In a move rarely seen in a Snohomish County court, a judge sentenced a Marysville teen who killed another teen in a fight to more than the maximum penalty for the crime.

The judge said the kick to the head that killed 16-year-old Robbie Myrick Jr. and the actions that followed last August were so cruel that the boy responsible deserves a harsher punishment.

Myrick -- and the teen we are not naming because he is a minor -- had agreed to the fight in these Marysville woods.  The teen admitted to punching Robbie so hard he fell and then kicking him so hard he suffered irreversible brain damage.  No one called 911 for at least an hour, including four adults watching the fight.

“I pray to God Robbie was not cognizant of being left on the ground like some discarded piece of trash,” Robbie’s uncle Rod Hampton told the Snohomish County judge Friday.

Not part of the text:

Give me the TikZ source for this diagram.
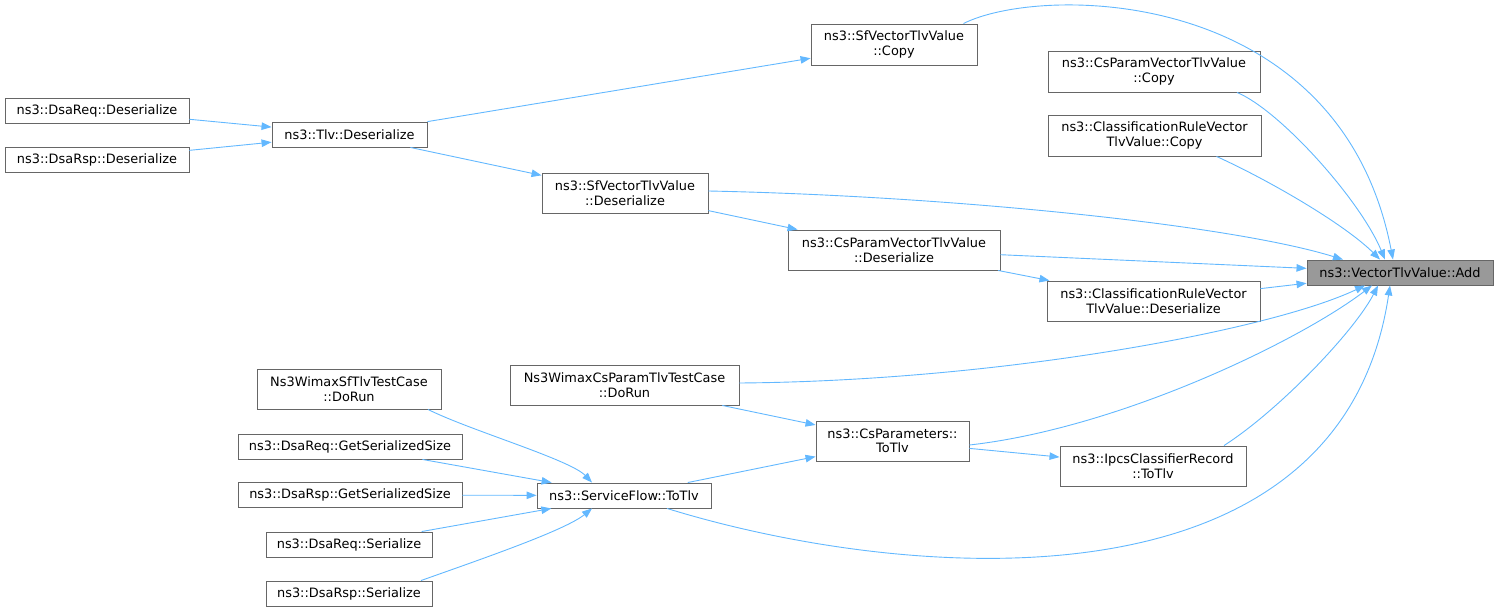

At the teen’s sentencing, a shattered family pleaded for the judge to give more than the 30-day maximum sentence for second-degree manslaughter committed by a minor.

“The defendant in this case claims he didn’t intend to end someone’s life. I’d be willing to bet that your average drunk driver who ends up killing someone in an accident didn’t get behind the wheel with the intention of killing someone, but if they did they would be charged with vehicular homicide, and they wouldn’t be looking at a token sentence of 30 days,” Robbie’s father, Robert Myrick Sr., told the judge.

And the judge agreed -- 30 days is not enough.

“He was down on the ground, he could do nothing to you — you had won the fight, to put it that way — and for some reason I will never know, you decided to up the ante on your victim and that resulted in his death,” Judge Richard Okrent said to the teen, sitting next to his attorney.

The teen was sentenced to one year in juvenile detention.

Robert says it should be much more, but at least it’s a little more.

“It makes me feel a little better — the judge seeing differently than the prosecutors,” Robert told us after the sentencing.